White bass moving upstream to spawn

By Lee McClellan
Kentucky Afield Outdoors

It is now the first of April. If you asked most Kentuckians what it feels like weather wise, they would say it is the first of March.
The warm winds finally began to blow from the South earlier this week and brought the white bass upstream with them.
The spawning runs are finally here.
Water temperatures breaking the 50 degree mark combined with rainfall signal to white bass that it is time to move upstream to reproduce. They need a gently rising river along with sun-warmed water to begin migrating from the main lake into the headwaters of reservoirs.
White bass fishing inspires such ardor in anglers because these fish strike practically anything that comes near them during their spawning runs. No other fishing compares to it when white bass are really on and biting. Bank anglers can enjoy fishing just as good as those fishing from boats.
White bass anglers invented the plunker and fly presentation, originally comprised of a piece of broom handle with an eyelet screwed into it. They tied a piece of heavy monofilament to the eyelet with a treble hook dressed in white marabou at the other end. They cast this rig into the boils of feeding white bass and popped the rod to draw the attention of white bass.
Modern anglers use a white chugger-style topwater with the back hook removed. They tie a piece of light braided or monofilament line to the eyelet of the hook and attach a 1/32-ounce marabou jig or a dressed treble hook to the business end. Some remove both hooks to keep the rig from tangling on the cast. This presentation still catches white bass as well as it did in the 1950s.
White or chartreuse 1/16-ounce marabou or feather jigs suspended under bobbers and allowed to drift downstream also work extremely well on white bass. Adjust the depth of the bobber until it disappears from a fish.
In-line spinners of practically any color, small silver spoons and white 2 ½-inch curly-tailed grubs rigged on 1/8-ounce leadhead all score white bass.
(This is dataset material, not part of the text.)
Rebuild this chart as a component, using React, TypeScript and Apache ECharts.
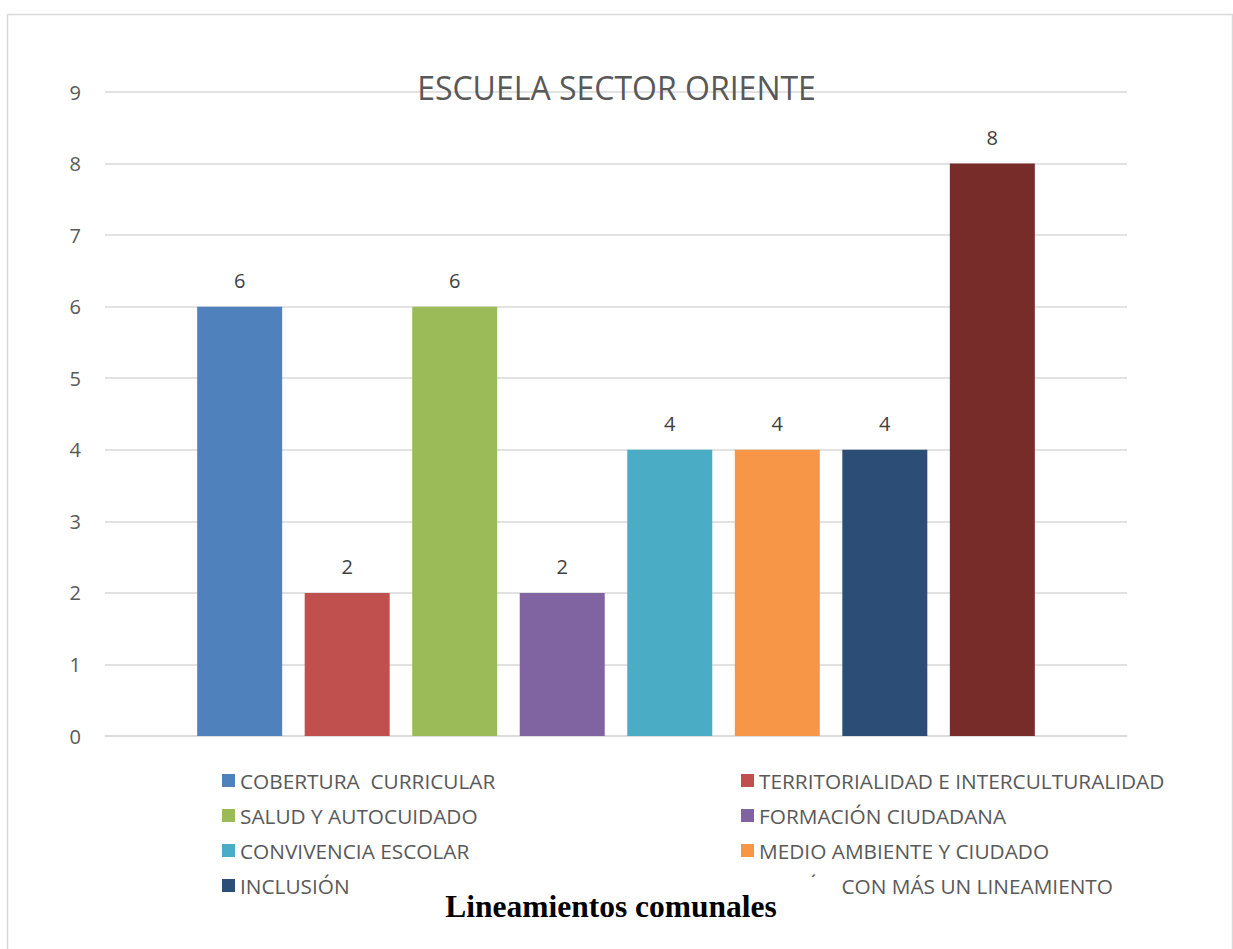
import React, { useEffect, useRef } from "react";
import * as echarts from "echarts";

const seriesNames = [
  "COBERTURA  CURRICULAR",
  "TERRITORIALIDAD E INTERCULTURALIDAD",
  "SALUD Y AUTOCUIDADO",
  "FORMACIÓN CIUDADANA",
  "CONVIVENCIA ESCOLAR",
  "MEDIO AMBIENTE Y CIUDADO",
  "INCLUSIÓN",
  "ACCIÓN CON MÁS UN LINEAMIENTO",
];
const seriesValues = [6, 2, 6, 2, 4, 4, 4, 8];
const colors = ["#4F81BD", "#C0504D", "#9BBB59", "#8064A2", "#4BACC6", "#F79646", "#2C4D75", "#772C2A"];
const categories = ["Escuela Sector Oriente"];
const titleText = "ESCUELA SECTOR ORIENTE";
const axisTitle = "Lineamientos comunales";

const FONT = "'Open Sans', 'Noto Sans', sans-serif";

export default function App() {
  const ref = useRef<HTMLDivElement>(null);
  useEffect(() => {
    if (!ref.current) return;
    const chart = echarts.init(ref.current, null, { renderer: "svg" });
    const leftNames = seriesNames.filter((_, i) => i % 2 === 0);
    const rightNames = seriesNames.filter((_, i) => i % 2 === 1);
    const legendCommon = {
      orient: "vertical",
      top: 770,
      padding: 0,
      itemWidth: 13,
      itemHeight: 13,
      itemGap: 14,
      icon: "rect",
      selectedMode: false,
      textStyle: { fontFamily: FONT, fontSize: 20.8, color: "#595959", lineHeight: 20.5 },
    };
    chart.setOption({
      animation: false,
      title: {
        text: titleText,
        left: "center",
        top: 71,
        padding: 0,
        textStyle: { fontFamily: FONT, fontSize: 32, fontWeight: "normal", color: "#595959" },
      },
      legend: [
        { ...legendCommon, left: 222, data: leftNames },
        { ...legendCommon, left: 741, data: rightNames },
      ],
      grid: { left: 105, right: 106, top: 92, bottom: 213, containLabel: false },
      xAxis: {
        type: "category",
        data: categories,
        axisLine: { show: true, lineStyle: { color: "#d9d9d9", width: 1.5 } },
        axisTick: { show: false },
        axisLabel: { show: false },
      },
      yAxis: {
        type: "value",
        min: 0,
        max: 9,
        interval: 1,
        axisLine: { show: false },
        axisTick: { show: false },
        axisLabel: { fontFamily: FONT, fontSize: 20, color: "#595959", margin: 24 },
        splitLine: { lineStyle: { color: "#d9d9d9", width: 1.5 } },
      },
      series: seriesNames.map((name, i) => ({
        name,
        type: "bar",
        data: [seriesValues[i]],
        barWidth: 85,
        barGap: "26.5%",
        itemStyle: { color: colors[i] },
        label: {
          show: true,
          position: "top",
          distance: 16,
          fontFamily: FONT,
          fontSize: 20,
          color: "#404040",
        },
      })),
      graphic: [
        {
          type: "rect",
          z: 200,
          shape: { x: 7.5, y: 14.5, width: 1225, height: 960 },
          style: { fill: "none", stroke: "#d9d9d9", lineWidth: 1.5 },
          silent: true,
        },
        {
          type: "rect",
          z: 200,
          shape: { x: 379, y: 877, width: 462, height: 58 },
          style: { fill: "#ffffff" },
          silent: true,
        },
        {
          type: "text",
          z: 201,
          x: 611,
          y: 906,
          style: {
            text: axisTitle,
            fontFamily: "'Liberation Serif', 'Times New Roman', serif",
            fontWeight: "bold",
            fontSize: 31.5,
            fill: "#000000",
            align: "center",
            verticalAlign: "middle",
          },
          silent: true,
        },
      ],
    });
    return () => chart.dispose();
  }, []);
  return (
    <div
      ref={ref}
      style={{ position: "fixed", left: 0, top: 0, width: 1233, height: 949, background: "#ffffff" }}
    />
  );
}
White bass are either right on top, a few feet deep or just above bottom. The depth you catch them changes from day to day and sometimes from hour to hour. Keep probing the water column until you find them. When they are mid-depth or deeper, the curly-tailed grub is hard to beat.
The white bass are here, signaling this dreadful winter is finally gone for good. Get out in the next couple of weeks for the most exciting fishing found.